VIVA.co.id – Anggota Komisi XI DPR RI, Heri Gunawan memberikan catatan kritis terkait Menara BCA dan Apartemen Kempinski yang tidak ada dalam kontrak kerjasama Build Operate and Transfer (BOT) antara PT Hotel Indonesia Natour (BUMN) dengan PT Grand Indonesia dan PT Cipta Karya Bumi Indonesia.
Ia menyayangkan sembrautnya manajemen PT HIN sebagai BUMN yang mestinya berkontribusi atas penerimaan negara.
"Manajemen yang buruk itu telah menyebabkan negara kehilangan potensi penerimaan triliunan rupiah," ujarnya, Selasa 9 Februari 2016.
Ia menambahkan, pembangunan Menara BCA dan apartemen itu diduga telah menyalahi kontrak, sebab dalam kontak awal hanya ada empat BOT.

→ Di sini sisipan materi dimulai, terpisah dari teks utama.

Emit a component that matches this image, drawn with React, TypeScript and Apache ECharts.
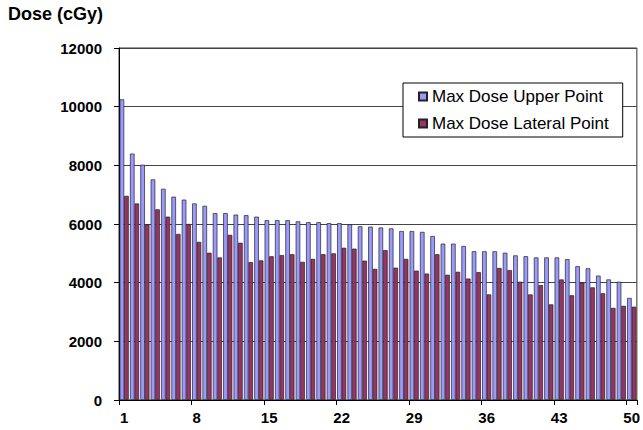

"Pertama, hotel bintang lima seluas 42.815 m2. Kedua, pusat perbelanjaan I seluas 80.000 m2. Ketiga, pusat perbelanjaan II seluas 90.000 m2, dan fasilitas parkir seluas 175.000 m2. Kasus itu adalah pelanggaran yang berkategori merugikan keuangan negara sebagaimana temuan khusus BPK sebesar Rp1,2 triliun," ucap politisi Gerindra ini.
Ia juga menuturkan, bentuk-bentuk pelanggaran yang dimaksud adalah pertama, jangka waktu kerjasama yang melebihi 30 tahun; kedua, kompensasi tahunan tidak sesuai dengan persentase pendapatan; ketiga, sertifikasi Hak Guna Bangunan (HGB) yang dijaminkan pihak penerima BOT kepada pihak ketiga untuk memperoleh pendanaan, dan keempat, PT Cipta Karya Bumi Indah yang lepas tanggung jawab setelah kontrak kerjasama ditandatangani.
"Komisi XI Meminta dan mendukung KPK untuk mengusut tuntas kerugian ekonomis atas tambahan gedung perkantoran (Menara BCA) dan apartemen di atas objek BOT yang secara tidak jelas terdefinisi dalam perjanjian," jelasnya.
Heri mengatakan, di samping pelanggaran agreement di atas, PT HIN patut diduga tidak patuh terhadap prinsip-prinsip penanaman modal yang diatur dalam UU No 25 Tahun 2007, yang terkait dengan perpanjangan kontrak, yang mana kontrak 30 tahun yang baru berjalan 3 tahun sudah diperpanjang lagi 20 tahun tanpa evaluasi sama sekali.